SHORT TASK ▸
Please print all of the material below, word for word.

DATA FOR PROCESSING ▸
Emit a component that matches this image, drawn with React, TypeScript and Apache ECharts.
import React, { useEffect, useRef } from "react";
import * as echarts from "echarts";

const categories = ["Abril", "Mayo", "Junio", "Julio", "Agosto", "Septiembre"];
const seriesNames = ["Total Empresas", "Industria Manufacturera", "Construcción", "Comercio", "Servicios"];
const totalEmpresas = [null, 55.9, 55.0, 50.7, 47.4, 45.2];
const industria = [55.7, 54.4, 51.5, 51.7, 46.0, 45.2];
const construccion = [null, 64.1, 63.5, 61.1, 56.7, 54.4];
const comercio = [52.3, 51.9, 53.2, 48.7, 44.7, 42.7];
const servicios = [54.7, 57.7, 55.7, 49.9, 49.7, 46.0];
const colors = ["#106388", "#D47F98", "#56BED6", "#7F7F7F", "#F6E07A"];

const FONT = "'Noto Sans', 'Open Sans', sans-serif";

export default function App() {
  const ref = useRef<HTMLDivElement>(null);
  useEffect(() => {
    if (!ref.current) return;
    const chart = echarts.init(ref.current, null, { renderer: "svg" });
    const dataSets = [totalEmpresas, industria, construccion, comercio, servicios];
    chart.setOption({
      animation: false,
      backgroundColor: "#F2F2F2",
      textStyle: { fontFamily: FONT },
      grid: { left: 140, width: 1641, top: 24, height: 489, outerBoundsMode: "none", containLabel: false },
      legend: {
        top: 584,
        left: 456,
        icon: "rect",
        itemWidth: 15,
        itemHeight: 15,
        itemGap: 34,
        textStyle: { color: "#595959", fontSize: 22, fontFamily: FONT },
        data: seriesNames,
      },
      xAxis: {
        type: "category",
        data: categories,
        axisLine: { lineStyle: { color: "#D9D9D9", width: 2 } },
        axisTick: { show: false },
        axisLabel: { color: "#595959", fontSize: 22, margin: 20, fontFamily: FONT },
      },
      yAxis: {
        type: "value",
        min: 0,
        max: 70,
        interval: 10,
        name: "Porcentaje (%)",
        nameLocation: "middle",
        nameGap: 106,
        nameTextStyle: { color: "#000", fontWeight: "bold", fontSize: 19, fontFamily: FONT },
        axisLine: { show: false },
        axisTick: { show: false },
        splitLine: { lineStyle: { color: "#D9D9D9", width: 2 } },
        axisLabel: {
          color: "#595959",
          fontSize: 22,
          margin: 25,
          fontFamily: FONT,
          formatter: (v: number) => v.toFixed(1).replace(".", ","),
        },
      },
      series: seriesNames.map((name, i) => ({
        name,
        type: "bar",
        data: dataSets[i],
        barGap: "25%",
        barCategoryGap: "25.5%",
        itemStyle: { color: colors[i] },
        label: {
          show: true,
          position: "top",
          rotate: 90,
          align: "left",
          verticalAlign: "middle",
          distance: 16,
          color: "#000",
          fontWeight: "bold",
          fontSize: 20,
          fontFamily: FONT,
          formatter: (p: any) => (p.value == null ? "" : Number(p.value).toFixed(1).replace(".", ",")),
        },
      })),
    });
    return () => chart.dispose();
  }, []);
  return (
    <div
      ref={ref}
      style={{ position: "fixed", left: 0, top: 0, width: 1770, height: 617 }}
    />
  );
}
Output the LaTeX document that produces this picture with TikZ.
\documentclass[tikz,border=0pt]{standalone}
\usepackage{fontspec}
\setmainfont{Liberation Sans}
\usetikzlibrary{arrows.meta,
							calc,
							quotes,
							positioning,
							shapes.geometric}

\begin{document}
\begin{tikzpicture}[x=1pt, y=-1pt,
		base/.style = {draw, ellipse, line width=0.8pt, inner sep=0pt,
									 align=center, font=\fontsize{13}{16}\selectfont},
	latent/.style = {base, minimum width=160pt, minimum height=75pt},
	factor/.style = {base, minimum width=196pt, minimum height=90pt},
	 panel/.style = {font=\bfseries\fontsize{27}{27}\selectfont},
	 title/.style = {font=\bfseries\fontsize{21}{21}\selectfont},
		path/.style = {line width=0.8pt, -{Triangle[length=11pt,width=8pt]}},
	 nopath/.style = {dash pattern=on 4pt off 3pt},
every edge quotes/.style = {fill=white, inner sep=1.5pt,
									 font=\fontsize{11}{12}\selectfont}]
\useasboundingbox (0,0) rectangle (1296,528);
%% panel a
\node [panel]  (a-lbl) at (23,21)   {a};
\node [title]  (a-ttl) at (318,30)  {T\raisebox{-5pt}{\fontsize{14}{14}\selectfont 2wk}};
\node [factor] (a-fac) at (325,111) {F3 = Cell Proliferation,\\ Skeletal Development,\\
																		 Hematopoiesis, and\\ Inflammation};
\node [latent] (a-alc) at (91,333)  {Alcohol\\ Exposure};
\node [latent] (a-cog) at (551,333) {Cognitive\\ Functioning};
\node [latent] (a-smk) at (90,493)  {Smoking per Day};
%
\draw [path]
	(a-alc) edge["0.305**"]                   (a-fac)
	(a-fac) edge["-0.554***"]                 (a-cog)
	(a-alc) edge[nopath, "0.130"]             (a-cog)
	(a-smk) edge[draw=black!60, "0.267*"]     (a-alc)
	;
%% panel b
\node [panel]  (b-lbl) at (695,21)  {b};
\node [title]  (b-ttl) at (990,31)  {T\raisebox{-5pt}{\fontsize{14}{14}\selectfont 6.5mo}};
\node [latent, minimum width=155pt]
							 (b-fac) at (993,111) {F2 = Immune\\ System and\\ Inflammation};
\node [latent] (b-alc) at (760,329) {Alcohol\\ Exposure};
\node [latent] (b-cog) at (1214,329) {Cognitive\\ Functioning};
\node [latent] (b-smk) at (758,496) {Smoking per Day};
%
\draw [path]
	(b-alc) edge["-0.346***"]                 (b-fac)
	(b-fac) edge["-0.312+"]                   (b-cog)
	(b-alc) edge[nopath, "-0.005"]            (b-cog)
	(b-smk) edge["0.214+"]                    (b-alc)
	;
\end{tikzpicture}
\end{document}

THE COMPLETED TASK ▸
Emit a component that matches this image, drawn with React, TypeScript and Apache ECharts.
import React, { useEffect, useRef } from "react";
import * as echarts from "echarts";

const categories = ["Abril", "Mayo", "Junio", "Julio", "Agosto", "Septiembre"];
const seriesNames = ["Total Empresas", "Industria Manufacturera", "Construcción", "Comercio", "Servicios"];
const totalEmpresas = [null, 55.9, 55.0, 50.7, 47.4, 45.2];
const industria = [55.7, 54.4, 51.5, 51.7, 46.0, 45.2];
const construccion = [null, 64.1, 63.5, 61.1, 56.7, 54.4];
const comercio = [52.3, 51.9, 53.2, 48.7, 44.7, 42.7];
const servicios = [54.7, 57.7, 55.7, 49.9, 49.7, 46.0];
const colors = ["#106388", "#D47F98", "#56BED6", "#7F7F7F", "#F6E07A"];

const FONT = "'Noto Sans', 'Open Sans', sans-serif";

export default function App() {
  const ref = useRef<HTMLDivElement>(null);
  useEffect(() => {
    if (!ref.current) return;
    const chart = echarts.init(ref.current, null, { renderer: "svg" });
    const dataSets = [totalEmpresas, industria, construccion, comercio, servicios];
    chart.setOption({
      animation: false,
      backgroundColor: "#F2F2F2",
      textStyle: { fontFamily: FONT },
      grid: { left: 140, width: 1641, top: 24, height: 489, outerBoundsMode: "none", containLabel: false },
      legend: {
        top: 584,
        left: 456,
        icon: "rect",
        itemWidth: 15,
        itemHeight: 15,
        itemGap: 34,
        textStyle: { color: "#595959", fontSize: 22, fontFamily: FONT },
        data: seriesNames,
      },
      xAxis: {
        type: "category",
        data: categories,
        axisLine: { lineStyle: { color: "#D9D9D9", width: 2 } },
        axisTick: { show: false },
        axisLabel: { color: "#595959", fontSize: 22, margin: 20, fontFamily: FONT },
      },
      yAxis: {
        type: "value",
        min: 0,
        max: 70,
        interval: 10,
        name: "Porcentaje (%)",
        nameLocation: "middle",
        nameGap: 106,
        nameTextStyle: { color: "#000", fontWeight: "bold", fontSize: 19, fontFamily: FONT },
        axisLine: { show: false },
        axisTick: { show: false },
        splitLine: { lineStyle: { color: "#D9D9D9", width: 2 } },
        axisLabel: {
          color: "#595959",
          fontSize: 22,
          margin: 25,
          fontFamily: FONT,
          formatter: (v: number) => v.toFixed(1).replace(".", ","),
        },
      },
      series: seriesNames.map((name, i) => ({
        name,
        type: "bar",
        data: dataSets[i],
        barGap: "25%",
        barCategoryGap: "25.5%",
        itemStyle: { color: colors[i] },
        label: {
          show: true,
          position: "top",
          rotate: 90,
          align: "left",
          verticalAlign: "middle",
          distance: 16,
          color: "#000",
          fontWeight: "bold",
          fontSize: 20,
          fontFamily: FONT,
          formatter: (p: any) => (p.value == null ? "" : Number(p.value).toFixed(1).replace(".", ",")),
        },
      })),
    });
    return () => chart.dispose();
  }, []);
  return (
    <div
      ref={ref}
      style={{ position: "fixed", left: 0, top: 0, width: 1770, height: 617 }}
    />
  );
}
Output the LaTeX document that produces this picture with TikZ.
\documentclass[tikz,border=0pt]{standalone}
\usepackage{fontspec}
\setmainfont{Liberation Sans}
\usetikzlibrary{arrows.meta,
							calc,
							quotes,
							positioning,
							shapes.geometric}

\begin{document}
\begin{tikzpicture}[x=1pt, y=-1pt,
		base/.style = {draw, ellipse, line width=0.8pt, inner sep=0pt,
									 align=center, font=\fontsize{13}{16}\selectfont},
	latent/.style = {base, minimum width=160pt, minimum height=75pt},
	factor/.style = {base, minimum width=196pt, minimum height=90pt},
	 panel/.style = {font=\bfseries\fontsize{27}{27}\selectfont},
	 title/.style = {font=\bfseries\fontsize{21}{21}\selectfont},
		path/.style = {line width=0.8pt, -{Triangle[length=11pt,width=8pt]}},
	 nopath/.style = {dash pattern=on 4pt off 3pt},
every edge quotes/.style = {fill=white, inner sep=1.5pt,
									 font=\fontsize{11}{12}\selectfont}]
\useasboundingbox (0,0) rectangle (1296,528);
%% panel a
\node [panel]  (a-lbl) at (23,21)   {a};
\node [title]  (a-ttl) at (318,30)  {T\raisebox{-5pt}{\fontsize{14}{14}\selectfont 2wk}};
\node [factor] (a-fac) at (325,111) {F3 = Cell Proliferation,\\ Skeletal Development,\\
																		 Hematopoiesis, and\\ Inflammation};
\node [latent] (a-alc) at (91,333)  {Alcohol\\ Exposure};
\node [latent] (a-cog) at (551,333) {Cognitive\\ Functioning};
\node [latent] (a-smk) at (90,493)  {Smoking per Day};
%
\draw [path]
	(a-alc) edge["0.305**"]                   (a-fac)
	(a-fac) edge["-0.554***"]                 (a-cog)
	(a-alc) edge[nopath, "0.130"]             (a-cog)
	(a-smk) edge[draw=black!60, "0.267*"]     (a-alc)
	;
%% panel b
\node [panel]  (b-lbl) at (695,21)  {b};
\node [title]  (b-ttl) at (990,31)  {T\raisebox{-5pt}{\fontsize{14}{14}\selectfont 6.5mo}};
\node [latent, minimum width=155pt]
							 (b-fac) at (993,111) {F2 = Immune\\ System and\\ Inflammation};
\node [latent] (b-alc) at (760,329) {Alcohol\\ Exposure};
\node [latent] (b-cog) at (1214,329) {Cognitive\\ Functioning};
\node [latent] (b-smk) at (758,496) {Smoking per Day};
%
\draw [path]
	(b-alc) edge["-0.346***"]                 (b-fac)
	(b-fac) edge["-0.312+"]                   (b-cog)
	(b-alc) edge[nopath, "-0.005"]            (b-cog)
	(b-smk) edge["0.214+"]                    (b-alc)
	;
\end{tikzpicture}
\end{document}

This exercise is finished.